I am a beginner at statistics, there are several papers that using mutual information as a measure of variable independence. I know that the $I(X,Y) = 0$ is equivalent to the independence between $X$ and $Y$, but why the mutual information can further measure this independence?
Besides, which distance or divergence measure can be a measure of variable independence? For example, the mutual information is actually the Kullback–Leibler divergence between $P(X,Y)$ and $P(X) \otimes P(Y)$ (from the above wiki link), thus can the total variation distance \begin{equation} \delta(P(X,Y), P(X) \otimes P(Y)) = \max_{X, Y} |P(X,Y) - P(X) \otimes P(Y)| \end{equation} also be a measure of independence?

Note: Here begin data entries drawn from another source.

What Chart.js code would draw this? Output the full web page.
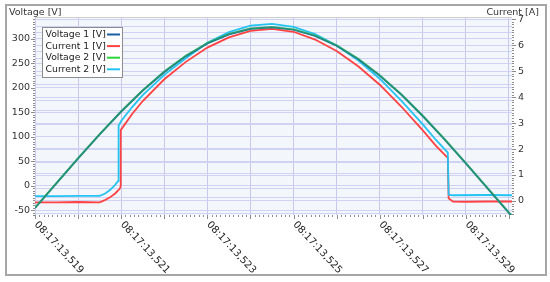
<!DOCTYPE html>
<html><head><meta charset="utf-8">
<script src="https://cdn.jsdelivr.net/npm/chart.js@4.4.1/dist/chart.umd.min.js"></script>
<style>html,body{margin:0;padding:0;background:#fff;}#wrap{width:550px;height:282px;}</style>
</head><body><div id="wrap"><canvas id="c" width="550" height="282"></canvas></div>
<script>
// ---- data (time in ms after 08:17:13,519) ----
const seriesNames = ['Voltage 1 [V]', 'Current 1 [V]', 'Voltage 2 [V]', 'Current 2 [V]'];
const xTickValues = [0, 2, 4, 6, 8, 10];
const xTickLabels = ['08:17:13,519', '08:17:13,521', '08:17:13,523', '08:17:13,525', '08:17:13,527', '08:17:13,529'];

const voltageTime = [0, 0.5, 1, 1.5, 2, 2.5, 3, 3.5, 4, 4.5, 5, 5.5, 6, 6.5, 7, 7.5, 8, 8.5, 9, 9.5, 10, 10.5, 11, 11.07];
const voltage1 = [-45.6, 5.1, 55.7, 104.9, 151.6, 194.5, 232.7, 265.1, 291.0, 309.7, 320.8, 324.0, 319.2, 306.5, 286.4, 259.1, 225.5, 186.3, 142.5, 95.3, 45.6, -5.1, -55.7, -62.7];
const voltage2 = [-45.0, 5.5, 56.5, 105.5, 152.0, 195.0, 233.5, 266.0, 292.0, 310.5, 321.5, 324.5, 320.0, 307.5, 287.0, 260.0, 226.0, 187.0, 143.0, 96.0, 46.0, -4.5, -55.0, -62.0];

const current1Time = [0, 0.5, 1.0, 1.5, 1.62, 1.74, 1.86, 1.97, 1.99, 1.99, 2.25, 2.5, 3, 3.5, 4, 4.5, 5, 5.5, 6, 6.5, 7, 7.5, 8, 8.5, 9, 9.3, 9.58, 9.6, 9.7, 10, 10.5, 11.07];
const current1 = [-0.05, -0.05, -0.04, -0.05, 0.03, 0.14, 0.29, 0.48, 0.58, 2.73, 3.34, 3.85, 4.69, 5.36, 5.91, 6.30, 6.55, 6.63, 6.52, 6.22, 5.78, 5.19, 4.48, 3.64, 2.72, 2.13, 1.66, 0.10, -0.02, -0.03, -0.02, -0.02];

const current2Time = [0, 0.5, 1.0, 1.5, 1.62, 1.74, 1.86, 1.93, 1.94, 2.0, 2.25, 2.5, 3, 3.5, 4, 4.5, 5, 5.5, 6, 6.5, 7, 7.5, 8, 8.5, 9, 9.3, 9.58, 9.6, 9.7, 10.5, 11.07];
const current2 = [0.19, 0.19, 0.20, 0.20, 0.28, 0.42, 0.62, 0.77, 2.90, 3.08, 3.61, 4.08, 4.86, 5.50, 6.10, 6.51, 6.76, 6.82, 6.71, 6.43, 5.99, 5.42, 4.71, 3.87, 2.95, 2.36, 1.86, 0.24, 0.22, 0.23, 0.22];

// ---- styles ----
const seriesColors = ['#1b5f9e', '#ff4242', '#2bd63a', '#25c3f2'];
const FONT = '"DejaVu Sans", Verdana, sans-serif';
Chart.defaults.font.family = FONT;

const pts = (xs, ys) => xs.map((x, i) => ({x: x, y: ys[i]}));

function minorMarks(ctx, scale, step, draw) {
  const n0 = Math.ceil(scale.min / step - 1e-9), n1 = Math.floor(scale.max / step + 1e-9);
  for (let n = n0; n <= n1; n++) draw(Math.round(scale.getPixelForValue(n * step)) + 0.5, n);
}

const decor = {
  id: 'decor',
  beforeDraw(chart) {
    const ctx = chart.ctx, a = chart.chartArea;
    ctx.save();
    ctx.fillStyle = '#ffffff';
    ctx.fillRect(0, 0, chart.width, chart.height);
    ctx.fillStyle = '#f3f6fa';
    ctx.fillRect(a.left, a.top, a.right - a.left, a.bottom - a.top);
    ctx.strokeStyle = '#a6a6a6';
    ctx.lineWidth = 2;
    ctx.strokeRect(6, 5, 540, 270);
    ctx.strokeStyle = '#cfcfcf';
    ctx.lineWidth = 1;
    ctx.beginPath(); ctx.moveTo(a.left, a.top - 0.5); ctx.lineTo(a.right, a.top - 0.5); ctx.stroke();
    ctx.restore();
  },
  afterDraw(chart) {
    const ctx = chart.ctx, xs = chart.scales.x, a = chart.chartArea;
    ctx.save();
    // minor tick marks along the axes
    ctx.strokeStyle = '#8c8c8c';
    ctx.lineWidth = 1;
    ctx.beginPath();
    minorMarks(ctx, chart.scales.y, 5, (p, n) => { const l = (n % 10 === 0) ? 4 : 2; ctx.moveTo(a.left - l, p); ctx.lineTo(a.left, p); });
    minorMarks(ctx, chart.scales.y1, 0.1, (p, n) => { const l = (n % 10 === 0) ? 4 : 2; ctx.moveTo(a.right, p); ctx.lineTo(a.right + l, p); });
    minorMarks(ctx, xs, 0.1, (p, n) => { const l = (n % 10 === 0) ? 4 : 2; ctx.moveTo(p, a.bottom); ctx.lineTo(p, a.bottom + l); });
    ctx.stroke();
    // axis titles
    ctx.fillStyle = '#333';
    ctx.font = '9.5px ' + FONT;
    ctx.textBaseline = 'middle';
    ctx.textAlign = 'left';
    ctx.fillText('Voltage [V]', 9, 12.5);
    ctx.textAlign = 'right';
    ctx.fillText('Current [A]', 539, 13);
    // rotated x tick labels
    ctx.font = '10px ' + FONT;
    ctx.fillStyle = '#222';
    ctx.textAlign = 'left';
    ctx.textBaseline = 'middle';
    xTickValues.forEach((v, i) => {
      const px = xs.getPixelForValue(v);
      ctx.save();
      ctx.translate(px + 1, 223);
      ctx.rotate(47 * Math.PI / 180);
      ctx.fillText(xTickLabels[i], 0, 0);
      ctx.restore();
    });
    // legend box
    const lx = 42, ly = 27, lw = 80, lh = 50;
    ctx.fillStyle = 'rgba(255,255,255,0.95)';
    ctx.fillRect(lx, ly, lw, lh);
    ctx.strokeStyle = '#8c8c8c';
    ctx.lineWidth = 1;
    ctx.strokeRect(lx + 0.5, ly + 0.5, lw, lh);
    ctx.font = '9.3px ' + FONT;
    seriesNames.forEach((name, i) => {
      const y = 34.5 + i * 11.6;
      ctx.fillStyle = '#222';
      ctx.textAlign = 'left';
      ctx.fillText(name, 45.5, y);
      ctx.strokeStyle = seriesColors[i];
      ctx.lineWidth = 2;
      ctx.beginPath(); ctx.moveTo(107, y); ctx.lineTo(120, y); ctx.stroke();
    });
    ctx.restore();
  }
};

const gridCol = '#cfd2f2';

new Chart(document.getElementById('c'), {
  type: 'line',
  data: {
    datasets: [
      {label: seriesNames[0], data: pts(voltageTime, voltage1), yAxisID: 'y', borderColor: seriesColors[0], borderWidth: 2, order: 2},
      {label: seriesNames[1], data: pts(current1Time, current1), yAxisID: 'y1', borderColor: seriesColors[1], borderWidth: 1.8, order: 4},
      {label: seriesNames[2], data: pts(voltageTime, voltage2), yAxisID: 'y', borderColor: 'rgba(43,214,58,0.45)', borderWidth: 2, order: 1},
      {label: seriesNames[3], data: pts(current2Time, current2), yAxisID: 'y1', borderColor: seriesColors[3], borderWidth: 1.8, order: 3}
    ]
  },
  options: {
    responsive: false,
    animation: false,
    devicePixelRatio: 1,
    elements: {point: {radius: 0}, line: {tension: 0, fill: false}},
    layout: {padding: {left: 0, right: 0, top: 18, bottom: 67}},
    plugins: {legend: {display: false}, tooltip: {enabled: false}, title: {display: false}},
    scales: {
      x: {
        type: 'linear', position: 'bottom', min: 0, max: 11.07,
        ticks: {stepSize: 1, display: false, includeBounds: false},
        grid: {color: '#c6c8ee', drawTicks: false},
        border: {display: false},
        afterFit: s => { s.height = 0; }
      },
      y: {
        type: 'linear', position: 'left', min: -60, max: 342.95,
        ticks: {stepSize: 25, autoSkip: false, includeBounds: false, color: '#333', font: {size: 9.5}, padding: 5,
          callback: v => (Math.round(v) === v && v % 50 === 0) ? String(v) : ''},
        grid: {color: gridCol, drawTicks: false},
        border: {display: false},
        afterFit: s => { s.width = 35; }
      },
      y1: {
        type: 'linear', position: 'right', min: -0.54, max: 7.05,
        ticks: {stepSize: 0.5, autoSkip: false, includeBounds: false, color: '#333', font: {size: 9.5}, padding: 6,
          callback: v => (Math.abs(v - Math.round(v)) < 1e-6) ? String(Math.round(v)) : ''},
        grid: {color: gridCol, drawTicks: false, drawOnChartArea: true},
        border: {display: false},
        afterFit: s => { s.width = 38; }
      }
    }
  },
  plugins: [decor]
});
</script>
</body></html>
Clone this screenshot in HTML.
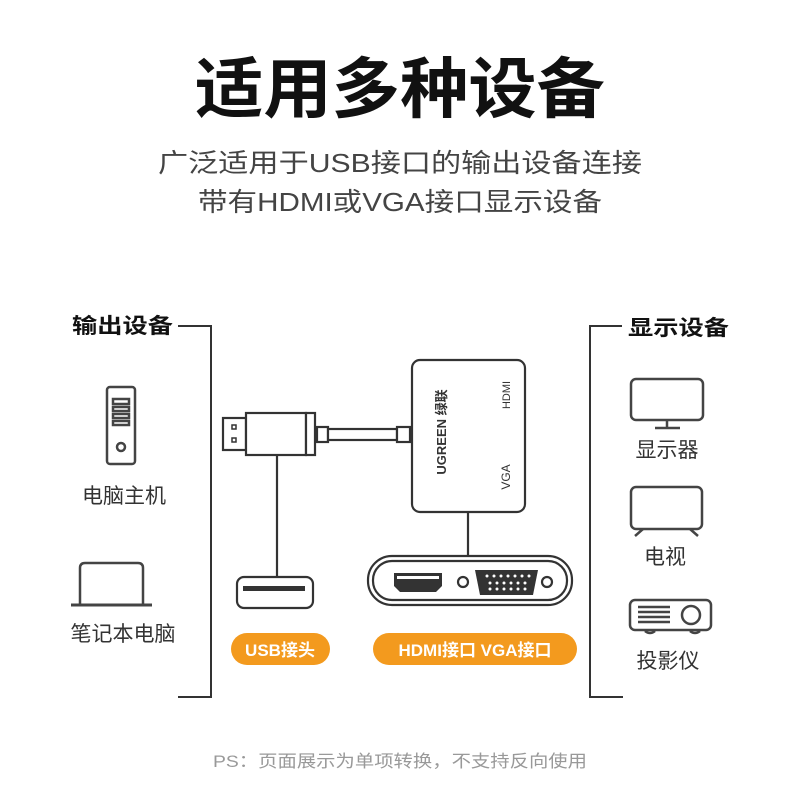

Saying something "can be treated" as a measure of something else is a pretty vague statement. Usually "treating f as a measure of g" means something like $f(x)>0$ if and only if $g(x)=1$, which as you have noted, holds for the mutual information, provided $f(X,Y)=I(X,Y)$ and $g(X,Y)$ is 1 or 0 depending on whether the variables are dependent. Another justification for using $I$ in this way is that $I(X,Y)$ attains its maximum value exactly when $X$ and $Y$ are related by a deterministic invertible function $X=f(Y)$ and $Y=f^{-1}(X)$. Intuitively this corresponds to a situation where the variables are maximally dependent.